Week 4: June 17 - June 24

  • Bring support for SPI based microSD click(write the corresponding Manifest and testing)
  • Bring support for I2C based Weather click with suitable demonstration examples
  • Prepare test/demonstration videos for added click boards support via greybus simulator

At the end of Phase I, I will be able to deliver : working Click Board support through greybus simulator for SPI based (OLED C click, OLED B click,microSD Click) and I2C based(MPU 9DOF click) click boards.

Week 5: June 25 - July 01

  • complete previous weeks work if any
  • ask for community feedback for finished work and make suggested changes
  • add support for the SPI based ETH Click with suitable demonstration examples
  • add support for the SPI based ETH WIZ Click

Week 6: July 01 - July 08

  • add support for I2C based RTC Click with suitable demonstration examples
  • add support for SPI based RTC 5 Click

Week 7: June 09 - July 16

  • add support for I2C based Temp and Humidity Click with suitable demonstration examples
  • add support for SPI based waveform Generator Click with suitable demonstration examples

Week 8: July 16 - July 22

  • prepare test/demonstration videos for click board support added after phase I
  • Testing and documenting the work done until now and fixing any issues
  • ask for community feedback for finished work and make suggested changes

By the end of Phase II, I will be able to Deliver manifests and click board support for ETH Click, ETH WIZ Click, RTC Click, RTC 5 Click, Temp and Humidity Click, Waveform Generator Click along with proper documentation

Week 9: July 23 - July 29

  • add support for UART based GNSS 4 Click with suitable examples
  • add support for UART based GNSS 5 Click(with pps) and provide suitable examples
  • add support for UART based Ultrasonic 2 Click and provide suitable examples

Week 10: July 30 - Aug 6

  • develop the Python-based Command Line utility which can be used to load the manifests
  • bundle documentation for each click board added with the CLI so that the user can infer details about clicks directly from CLI
  • prepare demonstration video for CLI and ask for community feedback regarding the project
  • testing out the project for different OS Image and Kernel versions and reporting the status

Week 11 and 12: Aug 7 - Aug 23

  • these two weeks are reserved as buffer time for finishing pending work from previous weeks
  • bundle all the manifests in a single repo and add detailed installation and development instructions
  • Improve the CLI Tool as per feedback from mentors and community
  • Prepare final documentation/Wiki for the project
  • Prepare the final video

Experience and approach

I am a Third year undergraduate pursuing Electronics and Communication Engineering, I have enough experience working with BeagleBone and other Embedded Linux based boards.
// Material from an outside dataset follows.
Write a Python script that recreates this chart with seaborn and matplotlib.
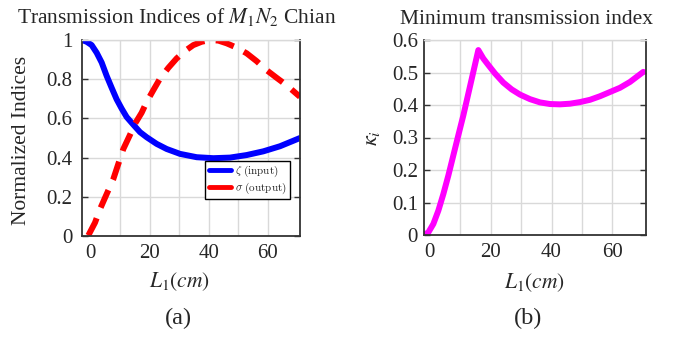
import numpy as np
import pandas as pd
import matplotlib
matplotlib.use("Agg")
import matplotlib.pyplot as plt
import seaborn as sns
from matplotlib.font_manager import FontProperties

# ---- data ----
zeta_x = [-3, -1.42, 0.28, 1.98, 3.68, 5.37, 7.07, 8.77, 10.46, 12.16, 14.42,
          16.69, 18.95, 22.35, 25.74, 30.27, 35.93, 41.59, 47.24, 52.90,
          58.56, 64.22, 71]
zeta_y = [1.0, 0.991, 0.974, 0.935, 0.885, 0.817, 0.756, 0.697, 0.650, 0.607,
          0.568, 0.530, 0.504, 0.470, 0.444, 0.419, 0.402, 0.397, 0.400,
          0.413, 0.432, 0.458, 0.50]

sigma_x = [-0.85, 1.41, 3.11, 5.37, 7.64, 9.33, 11.03, 13.29, 14.99, 17.25,
           18.95, 21.21, 23.48, 26.31, 29.13, 31.96, 34.79, 37.62, 40.45,
           43.28, 46.11, 49.50, 52.90, 56.29, 59.68, 63.08, 66.47, 71]
sigma_y = [0.003, 0.068, 0.137, 0.214, 0.291, 0.368, 0.444, 0.516, 0.573,
           0.629, 0.684, 0.744, 0.803, 0.858, 0.906, 0.944, 0.974, 0.991, 1.0,
           0.997, 0.983, 0.961, 0.932, 0.892, 0.846, 0.807, 0.769, 0.71]

kappa_x = [-2, -0.41, 1.23, 2.87, 4.51, 6.15, 7.79, 9.43, 11.07, 12.71, 14.35,
           15.99, 17.63, 19.27, 21.46, 24.19, 26.93, 29.66, 32.94, 36.22,
           39.50, 42.78, 46.06, 49.35, 52.63, 55.91, 59.19, 62.47, 65.75,
           70.12]
kappa_y = [0.0, 0.008, 0.034, 0.075, 0.126, 0.183, 0.245, 0.307, 0.368, 0.435,
           0.502, 0.569, 0.543, 0.523, 0.497, 0.469, 0.448, 0.432, 0.418,
           0.408, 0.403, 0.402, 0.404, 0.409, 0.416, 0.427, 0.440, 0.453,
           0.471, 0.502]

x_ticks = [0, 20, 40, 60]
x_minor = [10, 30, 50]
left_yticks = [0, 0.2, 0.4, 0.6, 0.8, 1.0]
left_yticklabels = ["0", "0.2", "0.4", "0.6", "0.8", "1"]
right_yticks = [0, 0.1, 0.2, 0.3, 0.4, 0.5, 0.6]
right_yticklabels = ["0", "0.1", "0.2", "0.3", "0.4", "0.5", "0.6"]

df_z = pd.DataFrame({"L": zeta_x, "v": zeta_y})
df_s = pd.DataFrame({"L": sigma_x, "v": sigma_y})
df_k = pd.DataFrame({"L": kappa_x, "v": kappa_y})

sns.set_theme(style="white")
plt.rcParams["font.family"] = ["Liberation Serif", "DejaVu Serif"]
plt.rcParams["mathtext.fontset"] = "stix"

W, H = 677, 337
fig = plt.figure(figsize=(W / 100, H / 100), dpi=100)
fig.patch.set_facecolor("white")

ax1 = fig.add_axes([82 / W, 1 - 236 / H, 218 / W, 196 / H])
ax2 = fig.add_axes([423.5 / W, 1 - 235 / H, 222.5 / W, 195 / H])

sns.lineplot(data=df_z, x="L", y="v", ax=ax1, color="#0000ff", lw=4.3,
             sort=False, label=r"$\zeta\ \mathrm{(input)}$")
sns.lineplot(data=df_s, x="L", y="v", ax=ax1, color="#ff0000", lw=4.3,
             sort=False, linestyle=(0, (3.2, 1.9)),
             label=r"$\sigma\ \mathrm{(output)}$")
sns.lineplot(data=df_k, x="L", y="v", ax=ax2, color="#ff00ff", lw=4.3,
             sort=False)

grid_col = "#d9d9d9"
for ax, xl, yt, ytl, ylim, ypad in [
    (ax1, (-3, 71), left_yticks, left_yticklabels, (0, 1), 7),
    (ax2, (-2, 71), right_yticks, right_yticklabels, (0, 0.6), 4),
]:
    ax.set_xlim(*xl)
    ax.set_ylim(*ylim)
    ax.set_xticks(x_ticks)
    ax.set_xticks(x_minor, minor=True)
    ax.set_xticklabels([str(t) for t in x_ticks])
    ax.set_yticks(yt)
    ax.set_yticklabels(ytl)
    ax.grid(True, which="both", axis="x", color=grid_col, lw=1)
    ax.grid(True, which="major", axis="y", color=grid_col, lw=1)
    ax.set_axisbelow(True)
    for gl in ax.get_xgridlines():
        if abs(gl.get_xdata()[0]) < 1e-9:
            gl.set_visible(False)
    ax.tick_params(axis="y", direction="in", left=True, right=True, length=4,
                   width=1, color="#333333", labelsize=15, pad=ypad)
    ax.tick_params(axis="x", which="both", direction="in", bottom=False,
                   top=False, labelsize=15, pad=6)
    for s in ["left", "right", "bottom"]:
        ax.spines[s].set_color("#333333")
        ax.spines[s].set_linewidth(1.3)
    ax.spines["top"].set_color(grid_col)
    ax.spines["top"].set_linewidth(1)
    ax.set_xlabel("")
    ax.set_ylabel("")
    ax.set_facecolor("white")

leg_prop = FontProperties(family="DejaVu Serif", size=8, math_fontfamily="cm")
leg = ax1.legend(loc="upper left", bbox_to_anchor=(0.566, 0.385),
                 borderaxespad=0, prop=leg_prop, frameon=True, fancybox=False,
                 framealpha=1, edgecolor="black", handlelength=2.0,
                 handletextpad=0.35, labelspacing=0.15, borderpad=0.3)
leg.get_frame().set_linewidth(1.0)
for h in leg.get_lines():
    h.set_linestyle("-")
    h.set_linewidth(3.5)

def ftext(x, y, s, size, **kw):
    fig.text(x / W, 1 - y / H, s, ha="center", va="center", fontsize=size, **kw)

ftext(177, 17, r"Transmission Indices of $M_1N_2$ Chian", 15.5)
ftext(527, 19, "Minimum transmission index", 15.5)
ftext(22, 140, "Normalized Indices", 15.5, rotation=90)
ftext(372, 138, r"$\kappa_i$", 16, rotation=90)
ftext(180, 282, r"$L_1(cm)$", 15.5)
ftext(535, 283, r"$L_1(cm)$", 15.5)
ftext(178, 318, "(a)", 17.5)
ftext(528, 318, "(b)", 17.5)

fig.savefig("out.png", dpi=100)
I have successfully completed GSoC 2018 under Beagleboard.org Foundation : Fixing Bugs in BoneScript and Improve BeagleBone UI I have also some experience in Linux Kernel Module development and cross-compiling which will be useful for the project. I have tried to go through the Greybus Simulator sources and have a basic understanding of the project.

pxt-beaglebone – Makecode Beaglebone a Makecode Blocks editor for Beaglebone Boards

My Works(all uploaded on my Github Repository):

Contingency

If I get stuck and if my mentor isn’t around , I’ll try to search the internet for similar issues and try to solve the particular issue that cannot be solved with my knowledge, so even if my mentors are not available for a short period of time, it won't much affect the quality of my work, If I am not able to find the solution to a problem by searching, going through forums, IRC and mailing lists, I will try to proceed my work by focussing on documenting the finished work and creating demonstration videos.

Approach

I don't have any other commitments during my vacation, so I can devote about 7-9 hours a day, i.e. around 50 hours a week to achieve my milestones. I am willing to spend more time if I am not able achieve any of the targets set by me.

Benefit

MikroElektronika Click boards are a wonderful piece of hardware which can be used for interfacing with peripheral sensors or transceivers. There are over 600 add-on click boards from wireless connectivity clicks to Human Machine Interface clicks which could take PocketBeagle projects to the next level. Unfortunately, the current method of adding support for click boards through device tree overlays require /boot/uEnv.txt to be modified to load the drivers at boot, requiring at least one reboot to enable the support in a potentially error-prone way thus making it a tedious task. However, through the Greybus simulator which offers most of the interfaces used by click boards, hardware enumeration can be performed by utilizing manifest files (i.e. just by copying a manifest blob to the simulator hot-plug directory) thus achieving similar functionality for these existing buses, rather than via true hot-swapping hardware. The progress in this project can also help in adding support for various Click modules to TechLab Cape. Some of comments mentioning the importance of this project are given below:
Mentor Jason Kridner on Beagleboard-GSoC google groups in the project ideas introduction mail

 I'm really thinking there is a lot of fun around Greybus to have. By using the simulator, similar functionality should be possible to achieve for these existing buses, rather than via true hot-swapping hardware.


in https://lwn.net/Articles/715955/

As Project Ara is discontinued now, it would be quite interesting to find new targets (like the Internet of Things) for the Greybus subsystem and adapt Greybus to support them.